Building a great product has – even though we hate analogy – a few key ingredients, getting these different parts of the mix right is an ongoing process that involves everybody, and evolves continuously. It starts with a team, one that works well together and takes care of the complete product.
You need to give that team the ability to focus on the problem at hand. Give them tools to discover where their focus should be. Allow them to test and prove their ideas in small steps, to always be delivering good work. To get the best ideas and inspire true innovation, there must be freedom to have those ideas and to think creatively.
To keep all this good stuff going you need to work at a sustainable pace, deliver good value, and sprinkle in some fun, of course.
How does this look at Buyapowa? Well, let’s see…
##Team As much as we’d love to be a team of fully–fledged unicorns, each of us exuding rainbow magic all over the code base bringing joy, happiness and cash, we are not.
We’re not looking for unicorns. We’re building a team. By team I don’t mean group of same-minded people. I also don’t mean a combination of people who individually can do nothing.

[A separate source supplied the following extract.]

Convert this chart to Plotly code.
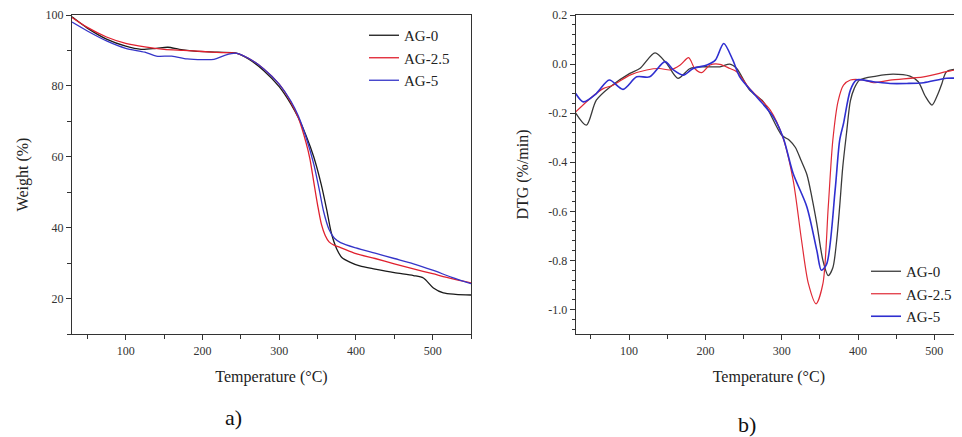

What I mean is a group of talented people who have empathy for each other’s skill sets, who each possess both unique strengths and importantly different viewpoints.
##Focus Building good products requires effort from many different areas. Sustaining this effort requires sustained focus. We keep our focus by not have long-running projects. We don’t have short–running projects either – what we do is work on one thing at a time, and that thing will bring the most value.

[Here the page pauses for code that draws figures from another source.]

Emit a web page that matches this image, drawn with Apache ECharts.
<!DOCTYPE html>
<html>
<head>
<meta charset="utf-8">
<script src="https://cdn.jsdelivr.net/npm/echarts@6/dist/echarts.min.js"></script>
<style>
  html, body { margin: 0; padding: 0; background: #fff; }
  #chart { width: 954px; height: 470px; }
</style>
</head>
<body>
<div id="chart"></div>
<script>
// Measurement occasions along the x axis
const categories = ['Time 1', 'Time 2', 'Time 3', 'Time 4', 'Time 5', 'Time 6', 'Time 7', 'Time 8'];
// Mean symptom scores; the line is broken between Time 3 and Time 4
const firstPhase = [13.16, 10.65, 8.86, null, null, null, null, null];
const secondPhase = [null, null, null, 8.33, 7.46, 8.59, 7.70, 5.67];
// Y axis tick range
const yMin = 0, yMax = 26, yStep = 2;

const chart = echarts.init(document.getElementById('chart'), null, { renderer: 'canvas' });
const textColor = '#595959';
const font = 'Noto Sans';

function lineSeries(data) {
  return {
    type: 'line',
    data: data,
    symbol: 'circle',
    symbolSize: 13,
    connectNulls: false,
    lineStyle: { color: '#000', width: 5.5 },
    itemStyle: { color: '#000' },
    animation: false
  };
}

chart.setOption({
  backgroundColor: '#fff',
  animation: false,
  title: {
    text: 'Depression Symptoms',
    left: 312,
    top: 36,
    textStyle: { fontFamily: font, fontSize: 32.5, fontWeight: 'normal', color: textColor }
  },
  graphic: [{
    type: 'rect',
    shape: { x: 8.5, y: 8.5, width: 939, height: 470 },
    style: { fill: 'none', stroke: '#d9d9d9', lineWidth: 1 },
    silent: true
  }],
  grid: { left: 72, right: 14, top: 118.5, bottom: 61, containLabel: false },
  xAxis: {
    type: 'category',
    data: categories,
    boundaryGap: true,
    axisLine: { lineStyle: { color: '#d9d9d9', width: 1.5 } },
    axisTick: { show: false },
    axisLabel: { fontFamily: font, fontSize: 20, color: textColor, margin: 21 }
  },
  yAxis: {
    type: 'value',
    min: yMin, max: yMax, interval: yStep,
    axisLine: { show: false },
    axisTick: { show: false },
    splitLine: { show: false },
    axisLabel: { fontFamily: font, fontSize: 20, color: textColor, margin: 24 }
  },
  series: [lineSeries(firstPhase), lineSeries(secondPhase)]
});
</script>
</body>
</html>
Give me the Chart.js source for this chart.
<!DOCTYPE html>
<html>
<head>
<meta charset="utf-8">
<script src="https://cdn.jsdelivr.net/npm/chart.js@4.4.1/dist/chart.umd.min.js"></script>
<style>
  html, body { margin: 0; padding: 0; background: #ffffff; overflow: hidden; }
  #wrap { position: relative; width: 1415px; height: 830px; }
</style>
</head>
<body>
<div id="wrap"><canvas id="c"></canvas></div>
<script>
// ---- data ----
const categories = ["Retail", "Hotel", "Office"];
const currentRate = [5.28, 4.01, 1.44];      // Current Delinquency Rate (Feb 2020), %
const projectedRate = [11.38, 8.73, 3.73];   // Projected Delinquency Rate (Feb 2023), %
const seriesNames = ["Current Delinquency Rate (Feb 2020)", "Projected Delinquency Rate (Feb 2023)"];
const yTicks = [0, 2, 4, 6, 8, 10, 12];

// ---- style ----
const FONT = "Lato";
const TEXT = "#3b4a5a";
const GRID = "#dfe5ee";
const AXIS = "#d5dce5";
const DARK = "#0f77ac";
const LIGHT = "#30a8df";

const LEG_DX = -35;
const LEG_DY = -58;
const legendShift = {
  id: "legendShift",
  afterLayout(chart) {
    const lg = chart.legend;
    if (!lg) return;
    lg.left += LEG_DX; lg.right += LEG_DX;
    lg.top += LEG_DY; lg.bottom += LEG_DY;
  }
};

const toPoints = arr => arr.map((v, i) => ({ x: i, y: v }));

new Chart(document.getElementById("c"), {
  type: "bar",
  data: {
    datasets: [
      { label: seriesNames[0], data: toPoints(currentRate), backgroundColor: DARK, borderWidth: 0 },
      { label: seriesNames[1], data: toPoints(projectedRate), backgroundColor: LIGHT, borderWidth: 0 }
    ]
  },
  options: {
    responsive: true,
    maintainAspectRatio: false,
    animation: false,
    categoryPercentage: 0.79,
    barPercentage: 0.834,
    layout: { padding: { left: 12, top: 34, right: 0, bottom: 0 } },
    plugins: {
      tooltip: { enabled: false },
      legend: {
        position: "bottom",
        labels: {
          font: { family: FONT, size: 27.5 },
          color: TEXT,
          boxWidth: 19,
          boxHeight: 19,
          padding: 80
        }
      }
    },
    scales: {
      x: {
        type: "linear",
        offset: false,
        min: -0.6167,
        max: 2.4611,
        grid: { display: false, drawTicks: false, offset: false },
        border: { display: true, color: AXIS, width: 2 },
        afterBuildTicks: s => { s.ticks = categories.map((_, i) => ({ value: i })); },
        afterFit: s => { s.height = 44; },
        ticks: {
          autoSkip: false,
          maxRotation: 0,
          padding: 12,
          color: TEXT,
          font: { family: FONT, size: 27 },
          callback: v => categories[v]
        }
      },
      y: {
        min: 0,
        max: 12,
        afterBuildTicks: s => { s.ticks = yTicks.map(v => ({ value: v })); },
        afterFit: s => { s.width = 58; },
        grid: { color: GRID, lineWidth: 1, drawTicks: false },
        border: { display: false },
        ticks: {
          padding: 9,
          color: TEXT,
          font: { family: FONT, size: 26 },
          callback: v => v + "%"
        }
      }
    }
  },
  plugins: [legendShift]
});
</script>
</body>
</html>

##Discovery Building software is easy; building the right software is not. People have ideas, good and bad, all the time. We need to find a way to filter the ideas and to direct the focus. It starts with data, continues with observation, and repeat. If we start with a hunch, we’ll look for data. If there isn’t any, we can try finding some.

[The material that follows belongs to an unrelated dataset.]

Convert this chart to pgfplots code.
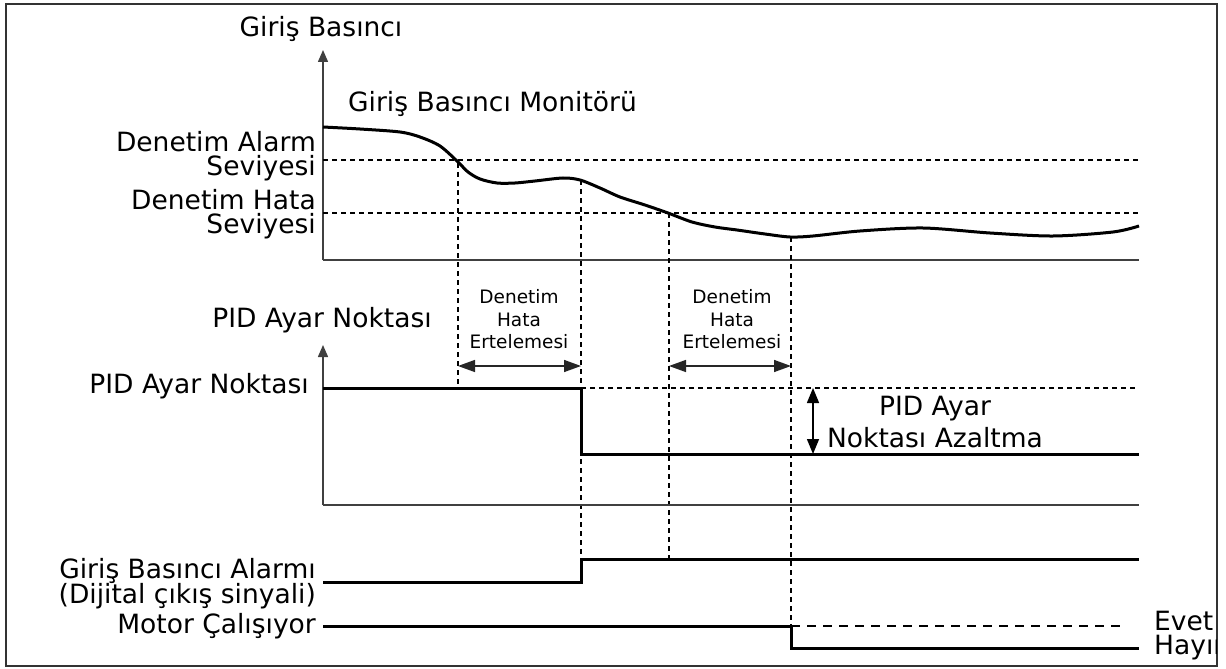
\documentclass[border=0pt]{standalone}
\usepackage{fontspec}
\setmainfont{DejaVu Sans}
\usepackage{pgfplots}
\pgfplotsset{compat=1.18}
\usetikzlibrary{arrows.meta}

\newcommand{\fa}{\fontsize{26.5bp}{30bp}\selectfont}
\newcommand{\fb}{\fontsize{18.5bp}{22bp}\selectfont}

\begin{document}
\begin{tikzpicture}
\begin{axis}[
  x=1bp, y=1bp,
  xmin=0, xmax=1226, ymin=0, ymax=669,
  y dir=reverse,
  hide axis, clip=false,
  sig/.style={black, line width=3bp, no marks},
  ref/.style={black, line width=1.2bp, dash pattern=on 5bp off 4bp, no marks},
  axl/.style={black!75, line width=1.5bp, no marks},
  dbl/.style={black!85, line width=1.5bp, no marks,
    {Triangle[length=17bp,width=12bp]}-{Triangle[length=17bp,width=12bp]}},
]
% frame
\draw[black!80, line width=1.5bp] (axis cs:6,4) rectangle (axis cs:1217,666);
\coordinate (bb1) at (axis cs:0,669);
\coordinate (bb2) at (axis cs:1226,0);

% top panel: inlet pressure
\addplot[axl, -{Triangle[length=12bp,width=10bp]}] coordinates {(323,260) (323,50)};
\addplot[axl] coordinates {(323,260) (1139,260)};
\addplot[ref] coordinates {(323,160) (1139,160)};
\addplot[ref] coordinates {(323,213) (1139,213)};
\addplot[sig, smooth, tension=0.5] coordinates {
  (323,127) (360,129) (400,132) (420,137) (440,146) (458,162)
  (468,172) (480,179) (497,183) (515,183) (535,181) (563,178)
  (580,180) (600,188) (620,197) (645,205) (668,213) (692,222)
  (715,227) (737,230) (765,234) (790,237) (813,236) (860,231)
  (923,228) (990,233) (1053,236) (1113,232) (1139,226)};

% vertical event markers
\addplot[ref] coordinates {(458,163) (458,386)};
\addplot[ref] coordinates {(581,180) (581,582)};
\addplot[ref] coordinates {(669,213) (669,559)};
\addplot[ref] coordinates {(791,237) (791,626)};

% middle panel: PID setpoint
\addplot[axl, -{Triangle[length=12bp,width=10bp]}] coordinates {(323,505) (323,345)};
\addplot[axl] coordinates {(323,505) (1139,505)};
\addplot[ref] coordinates {(581,388) (1139,388)};
\addplot[sig] coordinates {(323,388) (581,388) (581,454) (1139,454)};
\addplot[dbl] coordinates {(458,366) (581,366)};
\addplot[dbl] coordinates {(669,366) (791,366)};
\addplot[black, line width=1.5bp, no marks,
  {Triangle[length=15bp,width=12bp]}-{Triangle[length=15bp,width=12bp]}]
  coordinates {(813,388) (813,454)};

% bottom: digital signals
\addplot[sig] coordinates {(323,582) (581,582) (581,559) (1139,559)};
\addplot[black, line width=1.2bp, dash pattern=on 9bp off 7bp] coordinates {(791,626) (1127,626)};
\addplot[sig] coordinates {(323,626) (791,626) (791,648) (1139,648)};

% texts
\node[anchor=base, font=\fa] at (axis cs:321,37) {Giriş Basıncı};
\node[anchor=base west, font=\fa, inner sep=0pt] at (axis cs:348,112) {Giriş Basıncı Monitörü};
\node[anchor=base east, font=\fa, inner sep=0pt] at (axis cs:316,152) {Denetim Alarm};
\node[anchor=base east, font=\fa, inner sep=0pt] at (axis cs:316,176) {Seviyesi};
\node[anchor=base east, font=\fa, inner sep=0pt] at (axis cs:316,210) {Denetim Hata};
\node[anchor=base east, font=\fa, inner sep=0pt] at (axis cs:316,234) {Seviyesi};

\node[anchor=base, font=\fa] at (axis cs:322,327) {PID Ayar Noktası};
\node[anchor=base east, font=\fa, inner sep=0pt] at (axis cs:309,393) {PID Ayar Noktası};

\node[anchor=base, font=\fb, inner sep=0pt] at (axis cs:519,303) {Denetim};
\node[anchor=base, font=\fb, inner sep=0pt] at (axis cs:519,326) {Hata};
\node[anchor=base, font=\fb, inner sep=0pt] at (axis cs:519,348) {Ertelemesi};
\node[anchor=base, font=\fb, inner sep=0pt] at (axis cs:732,303) {Denetim};
\node[anchor=base, font=\fb, inner sep=0pt] at (axis cs:732,326) {Hata};
\node[anchor=base, font=\fb, inner sep=0pt] at (axis cs:732,348) {Ertelemesi};

\node[anchor=base, font=\fa, inner sep=0pt] at (axis cs:935,415) {PID Ayar};
\node[anchor=base, font=\fa, inner sep=0pt] at (axis cs:935,447) {Noktası Azaltma};

\node[anchor=base east, font=\fa, inner sep=0pt] at (axis cs:316,578) {Giriş Basıncı Alarmı};
\node[anchor=base east, font=\fa, inner sep=0pt] at (axis cs:316,603) {(Dijital çıkış sinyali)};
\node[anchor=base east, font=\fa, inner sep=0pt] at (axis cs:316,633) {Motor Çalışıyor};

\begin{scope}
\clip (axis cs:1140,595) rectangle (axis cs:1216,665);
\node[anchor=base west, font=\fa, inner sep=0pt] at (axis cs:1154,630) {Evet};
\node[anchor=base west, font=\fa, inner sep=0pt] at (axis cs:1154,654) {Hayır};
\end{scope}
\end{axis}
\pgfresetboundingbox
\useasboundingbox (bb1) rectangle (bb2);
\end{tikzpicture}
\end{document}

##Iteration Software is not stone or steel. It is malleable. We do not build what we don’t need. We don’t commit to what ‘might work’. We build, we test, we repeat. Software is living, and it rots. We cut away what we don’t need any more, we keep fresh what we depend on.
##Freedom and creativity We use the best tools for the job, and this can change (see iteration). Creative solutions to problems and new ideas are the basis of our innovation.
Our output should be complete. Gather anyone needed to make sure of that.
“The best trick the devil ever played was convincing us it’s an option between two variants.”
- A wise man with dreadlocks.
##Value All work should be valuable to someone. Make sure the customer is first, and success will follow. All work will bring diminishing returns, we will not gold plate. Ensure the output is of high quality and test to ensure its value. Keep work small so that value can be easily measured and reasoned.
##Fun Will be met with harsh consequences.
We want to build the best product we can, and to do that we need to be in a good frame of mind. We do not consider the work mining – we can’t just pick up a tool and chip at it and walk away halfway through to continue later, we hate analogies. Our frame of mind has a great impact on our output. And so, we have FUN.
Fun is more than a quarterly knees up or away day. Fun is the state of mind we aim to be in. It’s not possible to always be there, but we’ll support each other to bring us back to fun as often as we can.
We tend to hire grown-ups, so fun isn’t just nerf guns and foosball. It’s just enough pressure to give you the right focus, it’s the freedom to make the UI friendly, it’s being allowed to act on sound discoveries, it’s working on things you can see will add value, and it’s solving interesting problems with the best tools. Put that in a safe, friendly and positive environment, and then you’ll really be having fun. Office board games can help too.
This post is a living document – we tweak it if we find it lacking, and we point at it lots to keep us on track.